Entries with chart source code
===
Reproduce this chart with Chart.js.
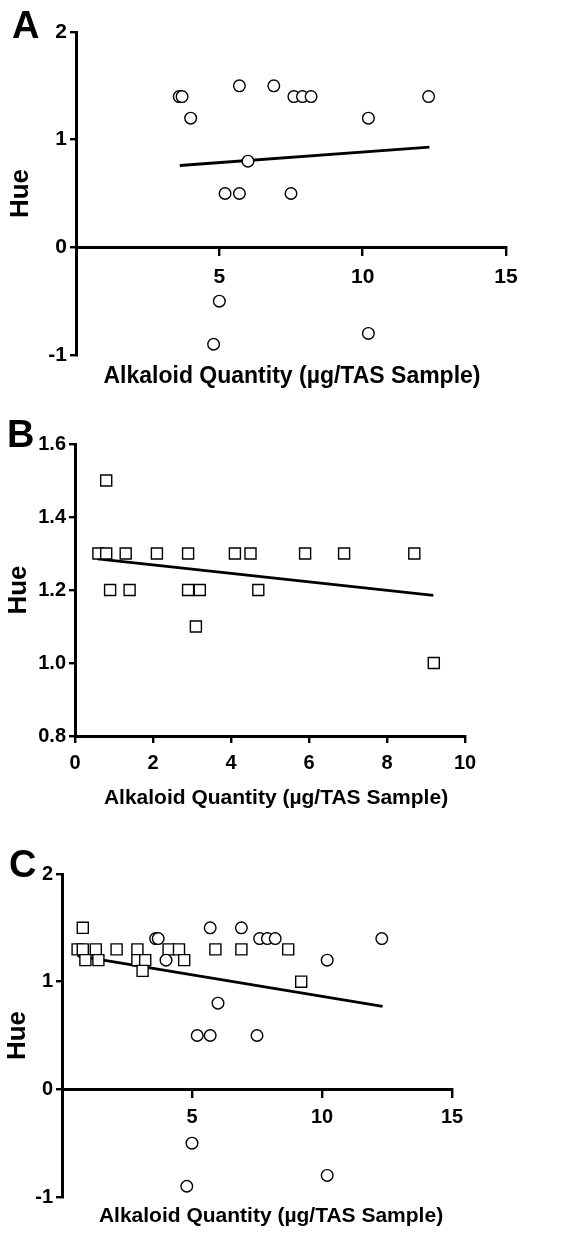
<!DOCTYPE html>
<html><head><meta charset="utf-8">
<script src="https://cdn.jsdelivr.net/npm/chart.js@4.4.1/dist/chart.umd.min.js"></script>
<style>
html,body{margin:0;padding:0;background:#fff;}
body{width:587px;height:1234px;position:relative;overflow:hidden;font-family:"Liberation Sans",Arial,sans-serif;color:#000;}
.panel{position:absolute;left:0;}
.letter{position:absolute;font-weight:bold;font-size:38px;line-height:1;}
.xt{position:absolute;font-weight:bold;white-space:nowrap;line-height:1;transform:translateX(-50%);}
</style></head><body>
<div class="panel" style="top:0"><canvas id="cA" width="587" height="400"></canvas></div>
<div class="panel" style="top:400px"><canvas id="cB" width="587" height="430"></canvas></div>
<div class="panel" style="top:830px"><canvas id="cC" width="587" height="404"></canvas></div>
<div class="letter" style="left:12px;top:6px">A</div>
<div class="letter" style="left:7px;top:415px">B</div>
<div class="letter" style="left:9px;top:845px">C</div>
<div class="xt" style="left:292px;top:364px;font-size:23px">Alkaloid Quantity (µg/TAS Sample)</div>
<div class="xt" style="left:276px;top:786px;font-size:21px">Alkaloid Quantity (µg/TAS Sample)</div>
<div class="xt" style="left:271px;top:1204px;font-size:21px">Alkaloid Quantity (µg/TAS Sample)</div>
<script>
// Panel A: circles
const circleX = [3.6, 3.7, 4.0, 5.7, 6.9, 7.6, 7.9, 8.2, 10.2, 12.3, 6.0, 5.2, 5.7, 7.5, 5.0, 4.8, 10.2];
const circleY = [1.4, 1.4, 1.2, 1.5, 1.5, 1.4, 1.4, 1.4, 1.2, 1.4, 0.8, 0.5, 0.5, 0.5, -0.5, -0.9, -0.8];
// Panel B: squares
const squareX = [0.8, 0.6, 0.8, 1.3, 2.1, 2.9, 4.1, 4.5, 5.9, 6.9, 8.7, 0.9, 1.4, 2.9, 3.2, 4.7, 3.1, 9.2];
const squareY = [1.5, 1.3, 1.3, 1.3, 1.3, 1.3, 1.3, 1.3, 1.3, 1.3, 1.3, 1.2, 1.2, 1.2, 1.2, 1.2, 1.1, 1.0];
// Fitted regression lines (end points)
const fitAX = [3.62, 12.33];
const fitAY = [0.76, 0.93];
const fitBX = [0.58, 9.19];
const fitBY = [1.285, 1.185];
const fitCX = [0.6, 12.33];
const fitCY = [1.24, 0.77];
// Axis ticks
const ticksA_X = [5, 10, 15];
const ticksB_X = [0, 2, 4, 6, 8, 10];
const ticksA_Y = [-1, 0, 1, 2];
const ticksB_Y = [0.8, 1.0, 1.2, 1.4, 1.6];

const pts = (xs, ys) => xs.map((x, i) => ({x: x, y: ys[i]}));
const FONT = '"Liberation Sans", Arial, sans-serif';

function circleDs(){ return {type:'scatter', data: pts(circleX, circleY), pointStyle:'circle', pointRadius:5.8, borderColor:'#000', backgroundColor:'#fff', borderWidth:1.4, clip:false, order:1}; }
function squareDs(){ return {type:'scatter', data: pts(squareX, squareY), pointStyle:'rect', pointRadius:7.8, borderColor:'#000', backgroundColor:'#fff', borderWidth:1.4, clip:false, order:1}; }
function fitDs(xs, ys){ return {type:'line', data: pts(xs, ys), showLine:true, borderColor:'#000', borderWidth:2.8, pointRadius:0, fill:false, clip:false, order:2}; }

function build(id, o){
  Chart.defaults.font.family = FONT;
  return new Chart(document.getElementById(id), {
    type:'scatter',
    data:{datasets:o.datasets},
    options:{
      responsive:false, animation:false, devicePixelRatio:1,
      layout:{padding:{left:0, top:o.top, right:587 - o.right, bottom:o.padBottom}},
      plugins:{legend:{display:false}, tooltip:{enabled:false}},
      scales:{
        x:{type:'linear', min:o.xMin, max:o.xMax,
           position: o.xAtZero ? {y:0} : 'bottom',
           afterBuildTicks: s => { s.ticks = o.xTicks.map(v => ({value:v})); },
           afterFit: s => { if(!o.xAtZero) s.height = o.xHeight; },
           ticks:{color:'#000', padding:o.xTickPad, maxRotation:0, autoSkip:false,
                  font:{family:FONT, size:o.tickSize, weight:'bold'},
                  callback: v => String(v)},
           grid:{drawOnChartArea:false, drawTicks:true, tickLength:7, color:'#000', lineWidth:2.4},
           border:{display:true, color:'#000', width:3}},
        y:{type:'linear', min:o.yMin, max:o.yMax,
           afterBuildTicks: s => { s.ticks = o.yTicks.map(v => ({value:v})); },
           afterFit: s => { s.width = o.left; },
           ticks:{color:'#000', padding:3, autoSkip:false,
                  font:{family:FONT, size:o.tickSize, weight:'bold'},
                  callback: v => o.yDec ? Number(v).toFixed(o.yDec) : String(v)},
           grid:{drawOnChartArea:false, drawTicks:true, tickLength:6, color:'#000', lineWidth:2.4},
           border:{display:true, color:'#000', width:3},
           title:{display:true, text:'Hue', color:'#000', padding:{top:o.huePad, bottom:0},
                  font:{family:FONT, size:26, weight:'bold'}}}
      }
    }
  });
}

build('cA', {datasets:[circleDs(), fitDs(fitAX, fitAY)],
  left:76, top:32, right:506, padBottom:400-355, xAtZero:true,
  xMin:0, xMax:15, yMin:-1, yMax:2, xTicks:ticksA_X, yTicks:ticksA_Y,
  tickSize:21, xTickPad:10, huePad:5});

build('cB', {datasets:[squareDs(), fitDs(fitBX, fitBY)],
  left:75, top:44, right:465, padBottom:430-336-40, xHeight:40, xAtZero:false,
  xMin:0, xMax:10, yMin:0.8, yMax:1.6, xTicks:ticksB_X, yTicks:ticksB_Y, yDec:1,
  tickSize:20, xTickPad:8, huePad:3});

build('cC', {datasets:[circleDs(), squareDs(), fitDs(fitCX, fitCY)],
  left:62, top:44, right:452, padBottom:404-367, xAtZero:true,
  xMin:0, xMax:15, yMin:-1, yMax:2, xTicks:ticksA_X, yTicks:ticksA_Y,
  tickSize:20, xTickPad:9, huePad:2});
</script>
</body></html>
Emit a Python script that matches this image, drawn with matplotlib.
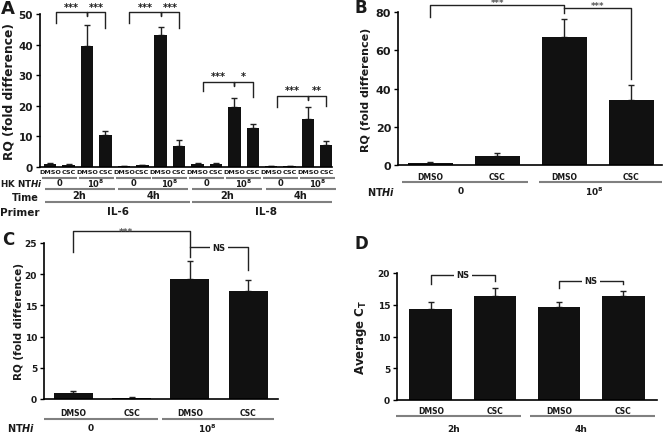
import numpy as np
import matplotlib.pyplot as plt

plt.rcParams['font.family'] = 'DejaVu Sans'
plt.rcParams['font.weight'] = 'bold'
plt.rcParams['axes.labelweight'] = 'bold'
plt.rcParams['mathtext.fontset'] = 'custom'
plt.rcParams['mathtext.rm'] = 'DejaVu Sans:bold'
plt.rcParams['mathtext.it'] = 'DejaVu Sans:italic:bold'
plt.rcParams['mathtext.bf'] = 'DejaVu Sans:bold'

W, H = 664, 435
BAR = '#111111'
TXT = '#1a1a1a'
GREY = '#808080'

# ---- panel A : IL-6 / IL-8, HK NTHi, 2h / 4h
a_treat = ['DMSO', 'CSC'] * 8
a_dose = ['0', '10$^8$'] * 4
a_time = ['2h', '4h', '2h', '4h']
a_primer = ['IL-6', 'IL-8']
a_vals = [1.0, 0.8, 39.6, 10.5, 0.2, 0.6, 43.1, 6.9, 1.0, 1.1, 19.7, 12.7, 0.2, 0.2, 15.6, 7.2]
a_err = [0.2, 0.2, 6.8, 1.4, 0.1, 0.2, 2.8, 1.8, 0.2, 0.2, 3.0, 1.5, 0.05, 0.1, 3.9, 1.3]
a_stars = [('***', '***'), ('***', '***'), ('***', '*'), ('***', '**')]
# bracket heights: top, left leg end, right leg end
a_brackets = [(50.5, 47.0, 45.5), (50.5, 47.0, 45.5), (27.8, 24.8, 22.8), (23.2, 19.6, 20.0)]

# ---- panel B : NTHi
b_treat = ['DMSO', 'CSC', 'DMSO', 'CSC']
b_dose = ['0', '10$^8$']
b_vals = [0.9, 4.9, 67.0, 33.8]
b_err = [0.5, 1.2, 9.5, 8.2]

# ---- panel C : NTHi
c_treat = ['DMSO', 'CSC', 'DMSO', 'CSC']
c_dose = ['0', '10$^8$']
c_vals = [0.95, 0.15, 19.2, 17.3]
c_err = [0.4, 0.1, 2.9, 1.8]

# ---- panel D : average CT
d_treat = ['DMSO', 'CSC', 'DMSO', 'CSC']
d_time = ['2h', '4h']
d_vals = [14.4, 16.4, 14.7, 16.3]
d_err = [1.1, 1.2, 0.8, 0.9]

fig = plt.figure(figsize=(W / 100, H / 100), dpi=100)


def add_ax(l, t, r, b):
    return fig.add_axes([l / W, 1 - b / H, (r - l) / W, (b - t) / H])


def style(ax, ticks, size):
    for s in ['top', 'right']:
        ax.spines[s].set_visible(False)
    ax.spines['left'].set_linewidth(1.2)
    ax.spines['bottom'].set_linewidth(1.2)
    ax.set_yticks(ticks)
    ax.tick_params(axis='y', direction='out', length=3, width=1, labelsize=size, pad=2, labelcolor=TXT)
    ax.tick_params(axis='x', bottom=False, labelbottom=False)
    for lab in ax.get_yticklabels():
        lab.set_fontweight('bold')


def bars(ax, vals, err, width):
    x = np.arange(len(vals))
    ax.bar(x, vals, width=width, color=BAR, zorder=2)
    ax.errorbar(x, vals, yerr=[np.zeros(len(err)), err], fmt='none', ecolor='#222222',
                elinewidth=1, capsize=2, capthick=1, zorder=1)
    return x


def below(ax, x, px, s, size, **kw):
    ax.annotate(s, (x, 0), xycoords=('data', 'axes fraction'), xytext=(0, -px * 0.72),
                textcoords='offset points', ha='center', va='center', fontsize=size,
                fontweight='bold', color=TXT, annotation_clip=False, **kw)


def under(ax, x0, x1, px):
    h = ax.get_position().height * H
    ax.plot([x0, x1], [-px / h, -px / h], transform=ax.get_xaxis_transform(),
            color=GREY, lw=1.5, clip_on=False, solid_capstyle='butt')


def bracket(ax, xs, ys, lw=1.0):
    ax.plot(xs, ys, color='#222222', lw=lw, clip_on=False, zorder=3)


def ylab(ax, s, size, xpx):
    # xpx is the label's right edge in pixels
    ax.set_ylabel(s, fontsize=size, color=TXT, fontweight='bold')
    pos = ax.get_position()
    ax.yaxis.set_label_coords((xpx / W - pos.x0) / pos.width, 0.5)


# ================= A
axA = add_ax(40, 15, 332, 168)
xA = bars(axA, a_vals, a_err, 0.68)
axA.set_xlim(-0.55, 15.3)
axA.set_ylim(0, 50)
style(axA, [0, 10, 20, 30, 40, 50], 7.5)
ylab(axA, 'RQ (fold difference)', 8.8, 16)
for g in range(4):
    top, yl, yr = a_brackets[g]
    x0, xm, x1 = 4 * g + 0.3, 4 * g + 2, 4 * g + 3
    bracket(axA, [x0, x0, xm, xm, xm, x1, x1], [yl, top, top, top - 1.2, top, top, yr])
    axA.text((x0 + xm) / 2, top + 0.3, a_stars[g][0], ha='center', va='bottom', fontsize=7, color=TXT)
    axA.text((xm + x1) / 2, top + 0.3, a_stars[g][1], ha='center', va='bottom', fontsize=7, color=TXT)
for i, t in enumerate(a_treat):
    below(axA, xA[i], 5, t, 4.6)
for p, d in enumerate(a_dose):
    under(axA, 2 * p - 0.45, 2 * p + 1.45, 11)
    below(axA, 2 * p + 0.5, 16, d, 6)
for t, s in enumerate(a_time):
    under(axA, 4 * t - 0.3, 4 * t + 3.5, 22)
    below(axA, 4 * t + 1.6, 28, s, 7)
for k, s in enumerate(a_primer):
    under(axA, 8 * k - 0.3, min(8 * k + 7.6, 15.3), 35)
    below(axA, 8 * k + 3.7, 44, s, 7.5)
fig.text(0 / W, 1 - 184 / H, 'HK NT$\\mathit{Hi}$', fontsize=6.3, va='center', ha='left', color=TXT)
fig.text(39 / W, 1 - 198 / H, 'Time', fontsize=7, va='center', ha='right', color=TXT)
fig.text(0 / W, 1 - 213 / H, 'Primer', fontsize=7.5, va='center', ha='left', color=TXT)

# ================= B
axB = add_ax(398, 13, 662, 166)
xB = bars(axB, b_vals, b_err, 0.67)
axB.set_xlim(-0.48, 3.46)
axB.set_ylim(0, 80)
style(axB, [0, 20, 40, 60, 80], 8)
ylab(axB, 'RQ (fold difference)', 8, 371)
bracket(axB, [0, 0, 2, 2], [77.6, 83.6, 83.6, 79.6])
bracket(axB, [2, 3, 3], [82.3, 82.3, 45.2])
axB.text(1, 82.4, '***', ha='center', va='bottom', fontsize=6, color='#555555', clip_on=False)
axB.text(2.5, 81.2, '***', ha='center', va='bottom', fontsize=6, color='#555555', clip_on=False)
for i, t in enumerate(b_treat):
    below(axB, xB[i], 11, t, 5.5)
for p, d in enumerate(b_dose):
    under(axB, 2 * p - 0.42 + 0.05 * p, 2 * p + 1.46, 17)
    below(axB, 2 * p + 0.45, 26, d, 6.5)
fig.text(395 / W, 1 - 192 / H, 'NT$\\mathit{Hi}$', fontsize=7, va='center', ha='right', color=TXT)

# ================= C
axC = add_ax(44, 244, 278, 400)
xC = bars(axC, c_vals, c_err, 0.67)
axC.set_xlim(-0.5, 3.51)
axC.set_ylim(0, 25)
style(axC, [0, 5, 10, 15, 20, 25], 6.5)
ylab(axC, 'RQ (fold difference)', 7.5, 24)
bracket(axC, [0, 0, 2, 2], [23.5, 26.9, 26.9, 22.7])
bracket(axC, [2, 3, 3], [24.3, 24.3, 20.6])
axC.text(0.9, 26.9, '***', ha='center', va='center', fontsize=6.5, color='#555555', clip_on=False)
axC.text(2.5, 24.3, 'NS', ha='center', va='center', fontsize=6, color=TXT, zorder=4,
         bbox=dict(facecolor='white', edgecolor='none', pad=1.5))
for i, t in enumerate(c_treat):
    below(axC, xC[i], 14, t, 5.5)
for p, d in enumerate(c_dose):
    under(axC, 2 * p - 0.5 + 0.03 * p, 2 * p + 1.45, 20)
    below(axC, 2 * p + 0.3, 29, d, 6.5)
fig.text(7 / W, 1 - 428 / H, 'NT$\\mathit{Hi}$', fontsize=7, va='center', ha='left', color=TXT)

# ================= D
axD = add_ax(397, 274, 657, 401)
xD = bars(axD, d_vals, d_err, 0.67)
axD.set_xlim(-0.53, 3.53)
axD.set_ylim(0, 20)
style(axD, [0, 5, 10, 15, 20], 6.5)
ylab(axD, 'Average C$_\\mathrm{T}$', 8.5, 369)
bracket(axD, [0, 0, 1, 1], [18.3, 19.7, 19.7, 18.8])
bracket(axD, [2, 2, 3, 3], [17.6, 18.8, 18.8, 18.3])
axD.text(0.5, 19.7, 'NS', ha='center', va='center', fontsize=6, color=TXT, zorder=4,
         bbox=dict(facecolor='white', edgecolor='none', pad=1.5))
axD.text(2.5, 18.8, 'NS', ha='center', va='center', fontsize=6, color=TXT, zorder=4,
         bbox=dict(facecolor='white', edgecolor='none', pad=1.5))
for i, t in enumerate(d_treat):
    below(axD, xD[i], 11, t, 5.5)
for p, s in enumerate(d_time):
    under(axD, 2 * p - 0.55 + 0.1 * p, 2 * p + 1.4 + 0.1 * p, 16)
    below(axD, 2 * p + 0.35, 29, s, 6.5)

# panel letters
fig.text(1 / W, 1 - 9 / H, 'A', fontsize=13, va='center', ha='left', color=TXT)
fig.text(354 / W, 1 - 8 / H, 'B', fontsize=12, va='center', ha='left', color=TXT)
fig.text(2 / W, 1 - 240 / H, 'C', fontsize=12, va='center', ha='left', color=TXT)
fig.text(355 / W, 1 - 244 / H, 'D', fontsize=12, va='center', ha='left', color=TXT)

fig.savefig('out.png', dpi=100)
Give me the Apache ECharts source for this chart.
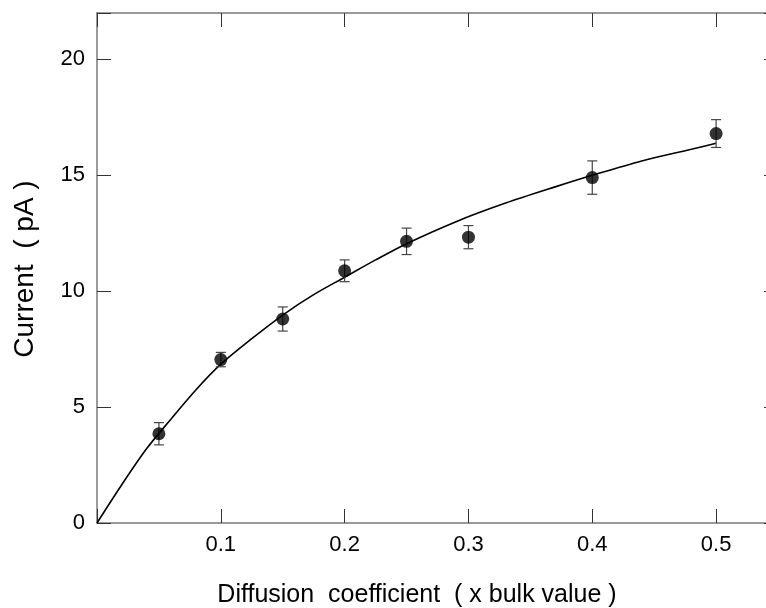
===
**WHAT IS NEEDED:**
Leave the pictures out and copy exactly the lines from the one with "Emit a Python" through the one with "import matplotlib.pyplot as plt", nothing more.

**RESULT OF THIS TASK:**
Emit a Python script that matches this image, drawn with matplotlib.
import numpy as np
import matplotlib.pyplot as plt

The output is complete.